Written exercise
Return, exactly as written, the lines from the one containing "What React, TypeScript" through the one containing "import * as echarts", with both ends included.

Given data
◆ ◆ ◆

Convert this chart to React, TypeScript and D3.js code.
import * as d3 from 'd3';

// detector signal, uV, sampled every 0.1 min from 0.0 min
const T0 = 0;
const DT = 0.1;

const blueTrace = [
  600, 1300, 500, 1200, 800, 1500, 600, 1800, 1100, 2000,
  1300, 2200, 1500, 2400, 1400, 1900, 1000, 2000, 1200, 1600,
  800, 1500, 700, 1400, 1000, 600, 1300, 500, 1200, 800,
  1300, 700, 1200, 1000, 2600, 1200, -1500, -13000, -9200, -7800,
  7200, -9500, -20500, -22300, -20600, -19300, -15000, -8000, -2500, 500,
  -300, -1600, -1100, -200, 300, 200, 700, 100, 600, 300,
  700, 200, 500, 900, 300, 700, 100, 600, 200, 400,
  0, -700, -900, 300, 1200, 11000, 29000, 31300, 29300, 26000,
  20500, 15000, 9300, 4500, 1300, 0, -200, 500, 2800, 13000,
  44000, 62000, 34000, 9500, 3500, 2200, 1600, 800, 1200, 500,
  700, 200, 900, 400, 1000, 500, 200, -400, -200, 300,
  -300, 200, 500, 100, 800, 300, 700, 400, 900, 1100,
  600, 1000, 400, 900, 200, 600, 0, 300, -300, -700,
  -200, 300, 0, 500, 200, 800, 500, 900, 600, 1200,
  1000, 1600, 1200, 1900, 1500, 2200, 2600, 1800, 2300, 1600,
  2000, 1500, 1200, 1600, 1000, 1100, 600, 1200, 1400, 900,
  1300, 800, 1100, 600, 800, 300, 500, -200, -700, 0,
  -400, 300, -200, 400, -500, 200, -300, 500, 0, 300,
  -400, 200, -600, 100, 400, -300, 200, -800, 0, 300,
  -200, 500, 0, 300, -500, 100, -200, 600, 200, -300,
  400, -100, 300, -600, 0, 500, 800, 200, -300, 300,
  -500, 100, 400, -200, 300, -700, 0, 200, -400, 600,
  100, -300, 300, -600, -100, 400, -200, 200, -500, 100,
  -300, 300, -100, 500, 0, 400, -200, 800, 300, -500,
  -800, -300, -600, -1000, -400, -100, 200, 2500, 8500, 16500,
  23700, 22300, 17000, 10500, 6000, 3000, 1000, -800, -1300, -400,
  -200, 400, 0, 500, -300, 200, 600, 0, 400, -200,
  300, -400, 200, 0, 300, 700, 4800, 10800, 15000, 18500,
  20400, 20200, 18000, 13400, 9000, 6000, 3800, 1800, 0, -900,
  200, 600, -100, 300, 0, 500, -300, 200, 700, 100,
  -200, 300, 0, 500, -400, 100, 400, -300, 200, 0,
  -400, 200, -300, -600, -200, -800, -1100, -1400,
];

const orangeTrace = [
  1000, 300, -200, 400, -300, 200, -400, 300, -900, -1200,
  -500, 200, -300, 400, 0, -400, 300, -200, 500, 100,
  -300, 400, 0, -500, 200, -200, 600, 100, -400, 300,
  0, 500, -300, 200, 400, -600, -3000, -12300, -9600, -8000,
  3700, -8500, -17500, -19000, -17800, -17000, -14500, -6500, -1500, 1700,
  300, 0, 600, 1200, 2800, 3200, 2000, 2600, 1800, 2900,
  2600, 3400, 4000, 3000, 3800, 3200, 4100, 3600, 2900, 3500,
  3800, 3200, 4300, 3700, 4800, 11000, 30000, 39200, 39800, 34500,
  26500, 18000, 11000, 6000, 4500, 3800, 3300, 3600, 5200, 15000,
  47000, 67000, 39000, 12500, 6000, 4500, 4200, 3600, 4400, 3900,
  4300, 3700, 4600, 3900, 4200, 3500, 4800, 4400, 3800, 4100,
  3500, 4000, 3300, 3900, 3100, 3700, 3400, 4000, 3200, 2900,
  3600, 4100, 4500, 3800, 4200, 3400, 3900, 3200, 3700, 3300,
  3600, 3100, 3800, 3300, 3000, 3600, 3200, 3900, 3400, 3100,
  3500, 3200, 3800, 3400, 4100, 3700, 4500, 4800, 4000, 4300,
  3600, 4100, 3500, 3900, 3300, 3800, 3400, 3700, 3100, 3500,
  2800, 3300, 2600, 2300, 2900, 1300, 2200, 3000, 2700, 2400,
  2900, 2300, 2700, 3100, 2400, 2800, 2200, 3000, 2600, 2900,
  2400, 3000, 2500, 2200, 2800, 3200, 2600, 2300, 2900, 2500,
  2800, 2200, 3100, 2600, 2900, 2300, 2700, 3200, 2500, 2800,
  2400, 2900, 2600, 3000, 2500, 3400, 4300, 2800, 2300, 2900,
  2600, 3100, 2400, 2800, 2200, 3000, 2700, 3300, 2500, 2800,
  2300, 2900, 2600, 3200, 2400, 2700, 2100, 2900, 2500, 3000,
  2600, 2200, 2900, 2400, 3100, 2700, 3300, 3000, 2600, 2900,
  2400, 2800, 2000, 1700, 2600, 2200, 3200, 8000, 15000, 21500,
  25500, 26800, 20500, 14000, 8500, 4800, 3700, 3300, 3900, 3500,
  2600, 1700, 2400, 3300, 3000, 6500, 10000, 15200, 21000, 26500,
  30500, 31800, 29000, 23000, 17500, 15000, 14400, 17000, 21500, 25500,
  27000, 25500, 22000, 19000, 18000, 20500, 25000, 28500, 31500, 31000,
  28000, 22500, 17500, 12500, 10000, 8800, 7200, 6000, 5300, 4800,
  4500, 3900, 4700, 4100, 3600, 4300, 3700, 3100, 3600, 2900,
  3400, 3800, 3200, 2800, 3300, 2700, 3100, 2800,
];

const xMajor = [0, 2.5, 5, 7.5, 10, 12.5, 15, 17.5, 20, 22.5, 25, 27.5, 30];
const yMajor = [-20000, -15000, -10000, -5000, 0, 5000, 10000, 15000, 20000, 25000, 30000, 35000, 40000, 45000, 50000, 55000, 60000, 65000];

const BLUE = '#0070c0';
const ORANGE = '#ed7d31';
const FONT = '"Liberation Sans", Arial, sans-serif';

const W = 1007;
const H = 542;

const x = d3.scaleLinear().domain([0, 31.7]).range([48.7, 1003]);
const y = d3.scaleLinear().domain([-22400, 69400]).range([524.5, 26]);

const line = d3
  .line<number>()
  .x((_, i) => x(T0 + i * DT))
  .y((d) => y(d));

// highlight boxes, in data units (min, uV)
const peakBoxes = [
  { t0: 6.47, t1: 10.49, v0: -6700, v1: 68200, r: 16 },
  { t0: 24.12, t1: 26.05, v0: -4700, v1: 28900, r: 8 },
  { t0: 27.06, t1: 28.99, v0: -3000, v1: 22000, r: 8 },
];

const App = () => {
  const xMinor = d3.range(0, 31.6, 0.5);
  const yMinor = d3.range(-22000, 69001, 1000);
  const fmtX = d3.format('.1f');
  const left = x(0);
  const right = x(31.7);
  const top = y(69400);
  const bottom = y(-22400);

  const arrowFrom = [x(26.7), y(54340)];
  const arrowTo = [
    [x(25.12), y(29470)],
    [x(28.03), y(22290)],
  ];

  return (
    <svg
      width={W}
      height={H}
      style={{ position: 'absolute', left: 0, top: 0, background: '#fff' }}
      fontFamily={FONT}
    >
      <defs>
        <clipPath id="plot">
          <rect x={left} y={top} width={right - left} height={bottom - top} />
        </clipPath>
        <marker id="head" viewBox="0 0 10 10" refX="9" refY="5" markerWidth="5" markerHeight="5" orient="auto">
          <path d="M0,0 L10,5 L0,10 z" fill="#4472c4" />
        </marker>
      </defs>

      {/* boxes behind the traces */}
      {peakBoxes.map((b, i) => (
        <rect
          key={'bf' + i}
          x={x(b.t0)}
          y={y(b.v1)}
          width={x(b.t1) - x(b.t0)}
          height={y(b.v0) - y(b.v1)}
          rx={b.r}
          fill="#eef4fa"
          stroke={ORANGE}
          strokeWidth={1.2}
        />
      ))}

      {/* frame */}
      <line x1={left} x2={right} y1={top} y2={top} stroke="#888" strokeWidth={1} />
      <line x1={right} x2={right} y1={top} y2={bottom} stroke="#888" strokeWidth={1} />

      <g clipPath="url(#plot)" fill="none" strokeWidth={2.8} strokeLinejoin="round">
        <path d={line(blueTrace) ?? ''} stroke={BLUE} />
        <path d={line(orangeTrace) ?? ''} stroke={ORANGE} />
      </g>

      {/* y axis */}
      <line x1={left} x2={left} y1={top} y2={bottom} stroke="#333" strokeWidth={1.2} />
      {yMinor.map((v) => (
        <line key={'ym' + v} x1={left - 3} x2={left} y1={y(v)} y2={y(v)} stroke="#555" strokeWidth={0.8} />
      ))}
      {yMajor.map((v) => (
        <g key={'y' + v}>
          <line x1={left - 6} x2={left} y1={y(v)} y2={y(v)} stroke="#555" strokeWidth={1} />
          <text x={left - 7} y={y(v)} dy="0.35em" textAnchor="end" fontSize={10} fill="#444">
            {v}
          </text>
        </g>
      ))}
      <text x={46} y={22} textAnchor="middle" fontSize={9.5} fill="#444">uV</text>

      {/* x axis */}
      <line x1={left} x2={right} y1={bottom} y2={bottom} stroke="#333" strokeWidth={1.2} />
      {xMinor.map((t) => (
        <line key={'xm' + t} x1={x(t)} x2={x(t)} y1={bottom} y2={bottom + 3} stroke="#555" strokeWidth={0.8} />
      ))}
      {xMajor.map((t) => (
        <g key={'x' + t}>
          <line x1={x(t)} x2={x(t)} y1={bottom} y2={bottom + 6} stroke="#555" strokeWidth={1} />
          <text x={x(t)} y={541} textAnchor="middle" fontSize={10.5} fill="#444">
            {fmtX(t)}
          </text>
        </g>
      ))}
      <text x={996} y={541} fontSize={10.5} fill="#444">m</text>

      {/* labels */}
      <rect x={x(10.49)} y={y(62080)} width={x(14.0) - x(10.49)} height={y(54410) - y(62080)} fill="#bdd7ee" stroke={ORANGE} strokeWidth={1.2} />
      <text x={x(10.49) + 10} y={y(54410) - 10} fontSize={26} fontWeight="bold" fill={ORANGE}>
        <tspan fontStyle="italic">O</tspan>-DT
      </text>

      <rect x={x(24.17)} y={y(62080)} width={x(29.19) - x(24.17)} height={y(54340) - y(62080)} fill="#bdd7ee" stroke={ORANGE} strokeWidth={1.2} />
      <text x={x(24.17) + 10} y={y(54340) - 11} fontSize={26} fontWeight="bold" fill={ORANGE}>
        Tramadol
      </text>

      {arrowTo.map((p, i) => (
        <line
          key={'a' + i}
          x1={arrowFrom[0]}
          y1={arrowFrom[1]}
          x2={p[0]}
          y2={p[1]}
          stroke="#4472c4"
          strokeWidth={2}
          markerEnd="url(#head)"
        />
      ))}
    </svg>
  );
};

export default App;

◆ ◆ ◆

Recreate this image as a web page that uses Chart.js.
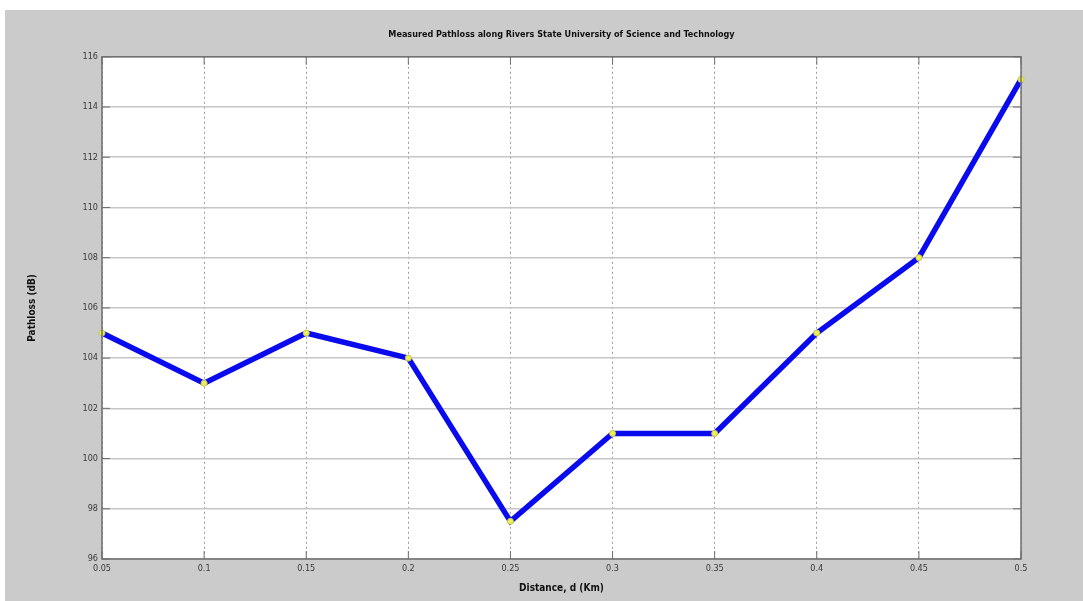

◆ ◆ ◆

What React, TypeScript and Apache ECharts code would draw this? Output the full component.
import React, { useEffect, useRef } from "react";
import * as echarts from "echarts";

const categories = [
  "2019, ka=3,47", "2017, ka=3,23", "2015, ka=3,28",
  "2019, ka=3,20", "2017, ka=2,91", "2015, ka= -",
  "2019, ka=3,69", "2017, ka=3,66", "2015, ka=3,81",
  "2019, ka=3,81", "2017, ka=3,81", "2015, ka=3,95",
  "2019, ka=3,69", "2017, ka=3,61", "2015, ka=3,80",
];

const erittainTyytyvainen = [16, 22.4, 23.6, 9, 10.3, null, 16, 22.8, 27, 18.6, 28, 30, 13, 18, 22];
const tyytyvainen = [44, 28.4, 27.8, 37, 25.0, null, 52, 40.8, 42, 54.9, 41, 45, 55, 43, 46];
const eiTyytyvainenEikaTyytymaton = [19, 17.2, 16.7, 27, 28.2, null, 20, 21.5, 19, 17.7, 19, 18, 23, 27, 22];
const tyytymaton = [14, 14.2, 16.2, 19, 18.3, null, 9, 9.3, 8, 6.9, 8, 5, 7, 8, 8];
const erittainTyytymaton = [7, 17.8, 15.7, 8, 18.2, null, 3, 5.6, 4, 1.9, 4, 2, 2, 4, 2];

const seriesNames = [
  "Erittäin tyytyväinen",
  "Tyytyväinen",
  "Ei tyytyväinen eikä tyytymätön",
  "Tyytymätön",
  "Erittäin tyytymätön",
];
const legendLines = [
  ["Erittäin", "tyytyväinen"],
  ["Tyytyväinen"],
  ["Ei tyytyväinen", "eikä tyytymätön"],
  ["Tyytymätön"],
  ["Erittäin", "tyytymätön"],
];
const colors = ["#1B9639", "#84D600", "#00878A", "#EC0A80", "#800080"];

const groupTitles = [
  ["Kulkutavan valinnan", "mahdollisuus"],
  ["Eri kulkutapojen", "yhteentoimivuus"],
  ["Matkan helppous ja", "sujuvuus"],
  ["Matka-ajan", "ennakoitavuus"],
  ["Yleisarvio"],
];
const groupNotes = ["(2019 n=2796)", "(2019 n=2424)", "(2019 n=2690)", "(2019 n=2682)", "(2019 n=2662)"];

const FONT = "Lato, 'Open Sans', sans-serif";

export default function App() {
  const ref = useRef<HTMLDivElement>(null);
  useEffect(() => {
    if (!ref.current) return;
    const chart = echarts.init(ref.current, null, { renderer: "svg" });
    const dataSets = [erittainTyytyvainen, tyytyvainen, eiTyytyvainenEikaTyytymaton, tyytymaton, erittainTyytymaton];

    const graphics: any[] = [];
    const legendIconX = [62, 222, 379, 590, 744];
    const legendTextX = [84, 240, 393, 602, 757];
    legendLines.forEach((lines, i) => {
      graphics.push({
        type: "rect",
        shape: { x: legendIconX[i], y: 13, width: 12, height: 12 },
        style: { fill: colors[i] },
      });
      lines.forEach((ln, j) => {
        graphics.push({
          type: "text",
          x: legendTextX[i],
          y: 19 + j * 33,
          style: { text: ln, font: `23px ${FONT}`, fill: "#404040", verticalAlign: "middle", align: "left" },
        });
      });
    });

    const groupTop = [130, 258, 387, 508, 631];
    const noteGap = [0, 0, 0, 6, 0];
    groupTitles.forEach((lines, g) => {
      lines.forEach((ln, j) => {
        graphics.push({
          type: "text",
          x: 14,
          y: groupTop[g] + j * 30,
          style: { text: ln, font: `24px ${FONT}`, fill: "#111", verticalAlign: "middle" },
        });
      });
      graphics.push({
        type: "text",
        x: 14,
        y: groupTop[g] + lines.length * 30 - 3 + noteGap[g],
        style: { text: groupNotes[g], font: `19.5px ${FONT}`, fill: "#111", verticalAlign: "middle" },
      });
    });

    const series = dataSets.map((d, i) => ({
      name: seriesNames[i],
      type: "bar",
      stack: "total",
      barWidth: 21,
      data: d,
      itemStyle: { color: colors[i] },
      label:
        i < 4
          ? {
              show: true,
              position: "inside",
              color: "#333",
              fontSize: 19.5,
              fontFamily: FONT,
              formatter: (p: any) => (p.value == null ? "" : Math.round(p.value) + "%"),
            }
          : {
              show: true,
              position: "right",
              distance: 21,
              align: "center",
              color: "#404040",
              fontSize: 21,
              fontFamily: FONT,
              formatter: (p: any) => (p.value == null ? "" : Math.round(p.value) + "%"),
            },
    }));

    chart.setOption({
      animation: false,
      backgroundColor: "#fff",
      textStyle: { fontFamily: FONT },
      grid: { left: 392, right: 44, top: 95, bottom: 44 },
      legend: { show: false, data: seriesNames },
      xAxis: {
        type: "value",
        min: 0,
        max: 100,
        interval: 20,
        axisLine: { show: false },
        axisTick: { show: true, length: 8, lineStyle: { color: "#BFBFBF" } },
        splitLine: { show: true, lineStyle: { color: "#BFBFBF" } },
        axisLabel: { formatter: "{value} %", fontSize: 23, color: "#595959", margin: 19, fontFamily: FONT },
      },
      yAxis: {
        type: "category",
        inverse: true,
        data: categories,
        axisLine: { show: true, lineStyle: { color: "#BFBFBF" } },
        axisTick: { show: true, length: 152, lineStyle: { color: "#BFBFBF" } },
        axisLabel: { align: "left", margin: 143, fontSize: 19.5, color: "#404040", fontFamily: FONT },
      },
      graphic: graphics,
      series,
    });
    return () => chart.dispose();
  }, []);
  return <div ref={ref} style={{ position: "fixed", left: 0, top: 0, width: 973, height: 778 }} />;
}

◆ ◆ ◆

Response to this task
What React, TypeScript and Apache ECharts code would draw this? Output the full component.
import React, { useEffect, useRef } from "react";
import * as echarts from "echarts";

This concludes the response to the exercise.